The Department said the new grant will be part of a multi-pronged approach to tackle unoccupied and dilapidated buildings across the country.
Mr McCarthy said anything that helps tackle the issue of dereliction is welcome and a step in the right direction, but the ‘red tape’ issue of tackling dereliction needed to be addressed.
“Dereliction is a deep rooted problem, and it will take a lot of effort [to] pull up those roots and I would plead with the Minister to work with Cork City Council [on the issue]”.
Mr McCarthy said Cork City Council was “really struggling” with the problem and said the Department really needs to ‘open the box’ in relation to the complications of the ongoing issue.
The councillor outlined that compulsory purchase orders (CPOs) can take years and reiterated that the red tape, legislation and processes surrounding dereliction needed to be streamlined and tackled.
Mr McCarthy also questioned how far €30,000 would actually go in relation to a derelict property.
“I’m sure it would fix up a room or two, but that is about it.
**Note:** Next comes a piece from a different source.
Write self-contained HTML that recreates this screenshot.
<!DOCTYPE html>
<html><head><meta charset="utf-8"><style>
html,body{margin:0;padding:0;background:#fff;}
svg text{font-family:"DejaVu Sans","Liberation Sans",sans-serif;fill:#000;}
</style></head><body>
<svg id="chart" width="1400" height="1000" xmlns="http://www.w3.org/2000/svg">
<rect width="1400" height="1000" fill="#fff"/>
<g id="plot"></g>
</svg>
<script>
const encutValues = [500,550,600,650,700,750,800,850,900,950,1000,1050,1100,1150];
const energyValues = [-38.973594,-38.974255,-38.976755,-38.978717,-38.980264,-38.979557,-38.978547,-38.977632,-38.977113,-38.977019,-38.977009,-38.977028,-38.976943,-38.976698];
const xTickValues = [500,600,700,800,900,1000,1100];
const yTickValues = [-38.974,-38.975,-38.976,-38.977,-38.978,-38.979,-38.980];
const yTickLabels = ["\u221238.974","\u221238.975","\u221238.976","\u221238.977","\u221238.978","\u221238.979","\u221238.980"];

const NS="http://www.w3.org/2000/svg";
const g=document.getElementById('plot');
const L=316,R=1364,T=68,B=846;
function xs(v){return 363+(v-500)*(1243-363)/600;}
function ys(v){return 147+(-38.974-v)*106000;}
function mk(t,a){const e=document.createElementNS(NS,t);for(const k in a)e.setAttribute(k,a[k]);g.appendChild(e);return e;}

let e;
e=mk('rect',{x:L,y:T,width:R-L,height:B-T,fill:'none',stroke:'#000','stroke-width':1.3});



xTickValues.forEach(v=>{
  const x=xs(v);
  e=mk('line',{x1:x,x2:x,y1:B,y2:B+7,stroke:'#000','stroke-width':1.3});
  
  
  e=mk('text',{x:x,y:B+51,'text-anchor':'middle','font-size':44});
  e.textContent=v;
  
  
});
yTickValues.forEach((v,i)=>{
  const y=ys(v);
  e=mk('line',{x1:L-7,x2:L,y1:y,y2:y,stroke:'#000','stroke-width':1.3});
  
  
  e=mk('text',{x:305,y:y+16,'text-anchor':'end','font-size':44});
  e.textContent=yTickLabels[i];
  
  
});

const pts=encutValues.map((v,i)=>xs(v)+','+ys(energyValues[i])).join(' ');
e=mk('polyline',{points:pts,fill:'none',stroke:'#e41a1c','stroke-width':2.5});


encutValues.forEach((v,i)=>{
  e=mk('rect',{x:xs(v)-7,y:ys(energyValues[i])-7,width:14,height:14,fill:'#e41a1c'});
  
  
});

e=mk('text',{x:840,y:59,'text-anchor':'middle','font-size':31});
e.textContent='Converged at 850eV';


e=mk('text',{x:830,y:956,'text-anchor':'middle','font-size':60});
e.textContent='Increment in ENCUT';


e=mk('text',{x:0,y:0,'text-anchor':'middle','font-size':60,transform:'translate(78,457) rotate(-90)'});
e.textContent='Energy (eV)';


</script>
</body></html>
I don’t think the Minister is really putting his hand on the red tape and pulling it apart.”
The city councillor added: “I would appeal to the Department to talk to Cork City Council about their challenges and issues in relation to dereliction, as the second largest local authority in the state.
“There needs to be a targeted approach, the enthusiasm is welcome, but a targeted approach would be appreciated.”
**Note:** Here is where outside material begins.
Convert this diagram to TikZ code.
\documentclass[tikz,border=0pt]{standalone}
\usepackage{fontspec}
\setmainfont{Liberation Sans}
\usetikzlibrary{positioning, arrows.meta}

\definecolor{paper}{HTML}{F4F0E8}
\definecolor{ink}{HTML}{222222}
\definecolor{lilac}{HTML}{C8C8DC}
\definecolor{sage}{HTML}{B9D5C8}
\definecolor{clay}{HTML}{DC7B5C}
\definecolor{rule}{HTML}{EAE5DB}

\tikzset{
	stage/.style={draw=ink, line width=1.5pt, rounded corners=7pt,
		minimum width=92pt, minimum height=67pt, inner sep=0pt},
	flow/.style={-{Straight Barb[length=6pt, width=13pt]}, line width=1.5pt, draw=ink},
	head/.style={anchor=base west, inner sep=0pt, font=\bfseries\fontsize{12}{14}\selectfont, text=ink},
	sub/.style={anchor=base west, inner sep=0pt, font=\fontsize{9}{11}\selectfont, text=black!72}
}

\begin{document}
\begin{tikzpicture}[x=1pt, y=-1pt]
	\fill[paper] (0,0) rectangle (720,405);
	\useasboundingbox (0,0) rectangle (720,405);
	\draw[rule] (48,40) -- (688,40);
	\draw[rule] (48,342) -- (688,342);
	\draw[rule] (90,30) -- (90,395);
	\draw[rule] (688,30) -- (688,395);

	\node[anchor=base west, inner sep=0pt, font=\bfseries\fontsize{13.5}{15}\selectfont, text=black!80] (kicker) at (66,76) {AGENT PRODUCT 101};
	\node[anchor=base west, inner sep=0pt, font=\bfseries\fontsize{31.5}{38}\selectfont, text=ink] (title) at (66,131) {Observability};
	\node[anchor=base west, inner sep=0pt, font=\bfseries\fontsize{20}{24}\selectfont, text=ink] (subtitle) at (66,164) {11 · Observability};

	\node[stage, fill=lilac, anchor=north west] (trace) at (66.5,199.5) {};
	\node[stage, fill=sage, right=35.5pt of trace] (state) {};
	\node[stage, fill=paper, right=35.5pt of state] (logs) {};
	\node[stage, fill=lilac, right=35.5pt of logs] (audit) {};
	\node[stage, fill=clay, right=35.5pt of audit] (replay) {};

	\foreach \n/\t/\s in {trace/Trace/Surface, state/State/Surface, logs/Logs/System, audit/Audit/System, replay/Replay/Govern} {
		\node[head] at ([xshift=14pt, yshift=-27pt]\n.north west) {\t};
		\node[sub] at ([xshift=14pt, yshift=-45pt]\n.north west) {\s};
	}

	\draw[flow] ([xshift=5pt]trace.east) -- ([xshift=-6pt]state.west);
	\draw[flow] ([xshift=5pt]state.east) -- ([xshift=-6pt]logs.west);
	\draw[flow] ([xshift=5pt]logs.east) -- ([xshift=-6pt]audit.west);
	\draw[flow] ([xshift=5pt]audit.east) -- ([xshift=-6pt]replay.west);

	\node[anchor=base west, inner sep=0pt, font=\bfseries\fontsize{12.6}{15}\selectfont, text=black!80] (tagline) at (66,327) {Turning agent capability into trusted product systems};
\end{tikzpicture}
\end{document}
Anois Agency duo Frank O’Connor and Jude Sherry, who have been campaigning and raising awareness on the issue of dereliction for the past few years, also cautiously welcomed the development of the new grant, saying the devil would be in the detail.
“In general, it is good news,” Mr O’Connor said.
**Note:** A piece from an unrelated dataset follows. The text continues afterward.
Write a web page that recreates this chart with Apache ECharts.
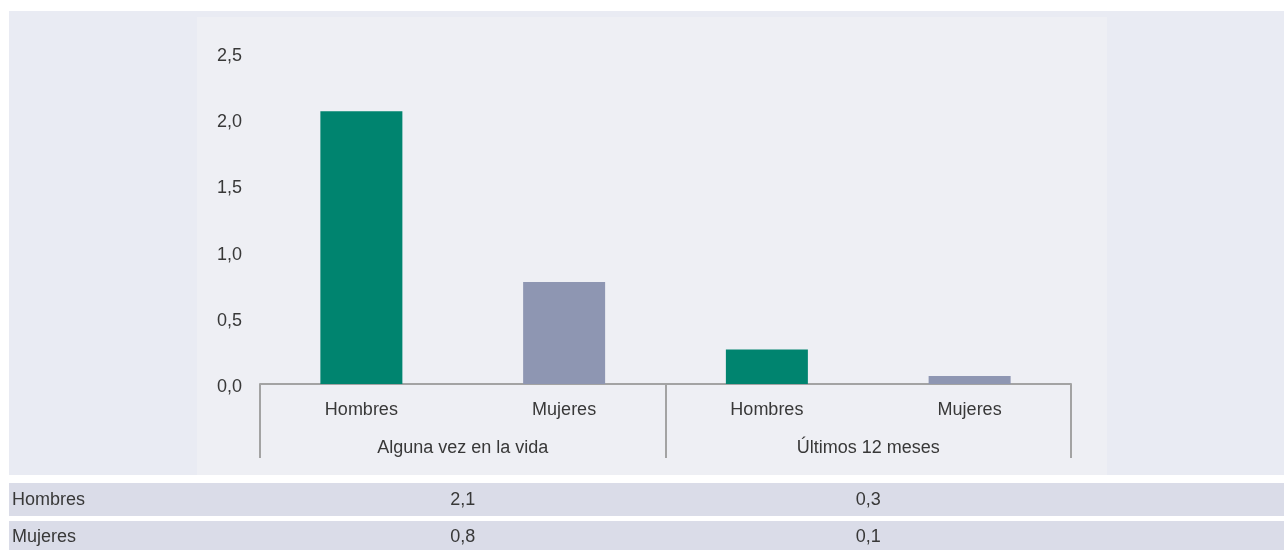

“We are pleased something is happening, but it does raise more questions than answers at the moment.”
Ms Sherry said €30,000 could make a big difference but it was very important how it was administered.
“How will the derelict properties be defined?”
They said that the dereliction register was not up to date and while there were a lot of properties currently unoccupied for a lengthy period, many were not listed as derelict and they were unsure what the qualifying criteria would be.
“It needs to be approached strategically,” Mr O’Connor said.
The duo said they would await the detail of the grant to determine whether they felt it would be of significant benefit to solving the problem and said ultimately it could work well if other measures were also introduced such as a vacant home tax.
“This grant would work well with a vacant home tax, it would make it more beneficial to sell a property than to hoard and the tax could actually fund the grant.”
The Anois Agency pair also highlighted the administration and paperwork trail associated with the new initiative and asked if it would fall on the local authority to process.